Required task
Copy nothing but the text: repeat each entry exactly and drop the images.

Input data
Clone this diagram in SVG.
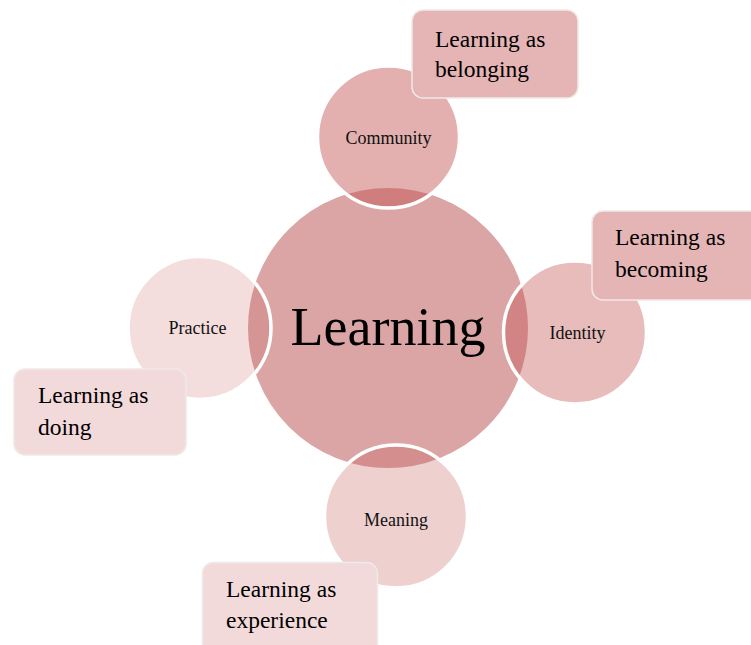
<svg xmlns="http://www.w3.org/2000/svg" width="751" height="645" viewBox="0 0 751 645">
<style>
.sat{stroke:#ffffff;stroke-width:3.5}
.lbl{font-family:"Liberation Serif","Times New Roman",serif;fill:#111;text-anchor:middle;font-size:18px}
.box{stroke:#efe9e9;stroke-width:1.5}
.bt{font-family:"Liberation Serif","Times New Roman",serif;fill:#000;font-size:23.5px}
</style>
<rect width="751" height="645" fill="#ffffff"/>
<g id="learning">
<circle cx="388" cy="328" r="141" fill="#dba5a5" stroke="#ffffff" stroke-width="2"/>
<text x="388" y="345" font-family="Liberation Serif, Times New Roman, serif" font-size="54" text-anchor="middle" fill="#000">Learning</text>
</g>
<g id="connectors"></g>
<g id="community">
<circle class="sat" cx="388.5" cy="137" r="71" fill="#c0504d" fill-opacity="0.45"/>
<text class="lbl" x="388.5" y="143.5">Community</text>
</g>
<g id="identity">
<circle class="sat" cx="575" cy="332.5" r="71.5" fill="#c0504d" fill-opacity="0.38"/>
<text class="lbl" x="577.5" y="338.5">Identity</text>
</g>
<g id="meaning">
<circle class="sat" cx="396" cy="516.5" r="71.5" fill="#c0504d" fill-opacity="0.27"/>
<text class="lbl" x="396" y="526">Meaning</text>
</g>
<g id="practice">
<circle class="sat" cx="199.5" cy="328" r="71.5" fill="#c0504d" fill-opacity="0.19"/>
<text class="lbl" x="197.5" y="334">Practice</text>
</g>
<g id="box-belonging">
<rect class="box" x="412" y="10" width="166" height="88" rx="11" fill="#e5b5b5"/>
<text class="bt" x="435" y="47">Learning as</text>
<text class="bt" x="435" y="77">belonging</text>
</g>
<g id="box-becoming">
<rect class="box" x="592" y="211" width="172" height="89" rx="11" fill="#e5b5b5"/>
<text class="bt" x="615" y="245">Learning as</text>
<text class="bt" x="615" y="277">becoming</text>
</g>
<g id="box-doing">
<rect class="box" x="14" y="369" width="172" height="86" rx="11" fill="#f2dadb"/>
<text class="bt" x="38" y="403">Learning as</text>
<text class="bt" x="38" y="435">doing</text>
</g>
<g id="box-experience">
<rect class="box" x="202.5" y="562.5" width="175" height="95" rx="11" fill="#f2dadb"/>
<text class="bt" x="226" y="597">Learning as</text>
<text class="bt" x="226" y="628">experience</text>
</g>
</svg>
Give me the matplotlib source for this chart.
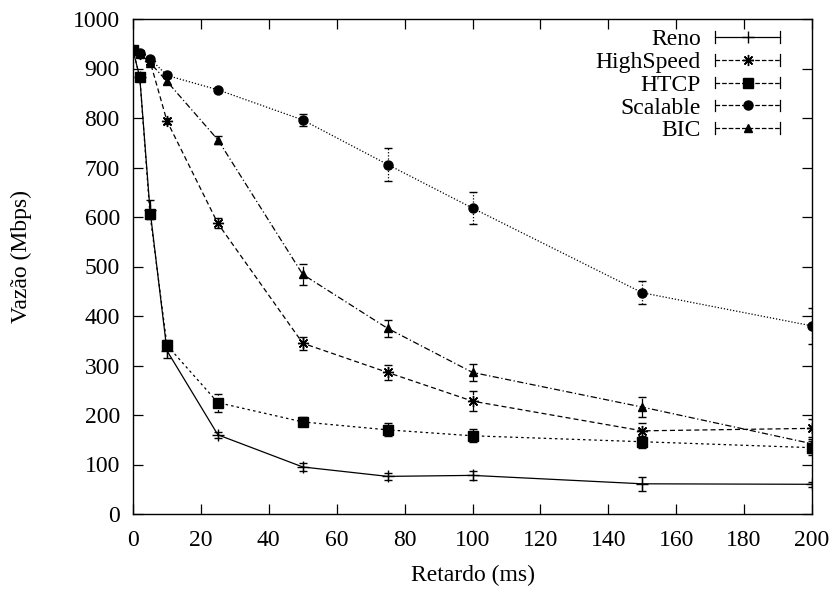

In response
Clone this diagram in SVG.
<svg xmlns="http://www.w3.org/2000/svg" width="751" height="645" viewBox="0 0 751 645">
<style>
.sat{stroke:#ffffff;stroke-width:3.5}
.lbl{font-family:"Liberation Serif","Times New Roman",serif;fill:#111;text-anchor:middle;font-size:18px}
.box{stroke:#efe9e9;stroke-width:1.5}
.bt{font-family:"Liberation Serif","Times New Roman",serif;fill:#000;font-size:23.5px}
</style>
<rect width="751" height="645" fill="#ffffff"/>
<g id="learning">
<circle cx="388" cy="328" r="141" fill="#dba5a5" stroke="#ffffff" stroke-width="2"/>
<text x="388" y="345" font-family="Liberation Serif, Times New Roman, serif" font-size="54" text-anchor="middle" fill="#000">Learning</text>
</g>
<g id="connectors"></g>
<g id="community">
<circle class="sat" cx="388.5" cy="137" r="71" fill="#c0504d" fill-opacity="0.45"/>
<text class="lbl" x="388.5" y="143.5">Community</text>
</g>
<g id="identity">
<circle class="sat" cx="575" cy="332.5" r="71.5" fill="#c0504d" fill-opacity="0.38"/>
<text class="lbl" x="577.5" y="338.5">Identity</text>
</g>
<g id="meaning">
<circle class="sat" cx="396" cy="516.5" r="71.5" fill="#c0504d" fill-opacity="0.27"/>
<text class="lbl" x="396" y="526">Meaning</text>
</g>
<g id="practice">
<circle class="sat" cx="199.5" cy="328" r="71.5" fill="#c0504d" fill-opacity="0.19"/>
<text class="lbl" x="197.5" y="334">Practice</text>
</g>
<g id="box-belonging">
<rect class="box" x="412" y="10" width="166" height="88" rx="11" fill="#e5b5b5"/>
<text class="bt" x="435" y="47">Learning as</text>
<text class="bt" x="435" y="77">belonging</text>
</g>
<g id="box-becoming">
<rect class="box" x="592" y="211" width="172" height="89" rx="11" fill="#e5b5b5"/>
<text class="bt" x="615" y="245">Learning as</text>
<text class="bt" x="615" y="277">becoming</text>
</g>
<g id="box-doing">
<rect class="box" x="14" y="369" width="172" height="86" rx="11" fill="#f2dadb"/>
<text class="bt" x="38" y="403">Learning as</text>
<text class="bt" x="38" y="435">doing</text>
</g>
<g id="box-experience">
<rect class="box" x="202.5" y="562.5" width="175" height="95" rx="11" fill="#f2dadb"/>
<text class="bt" x="226" y="597">Learning as</text>
<text class="bt" x="226" y="628">experience</text>
</g>
</svg>
Give me the matplotlib source for this chart.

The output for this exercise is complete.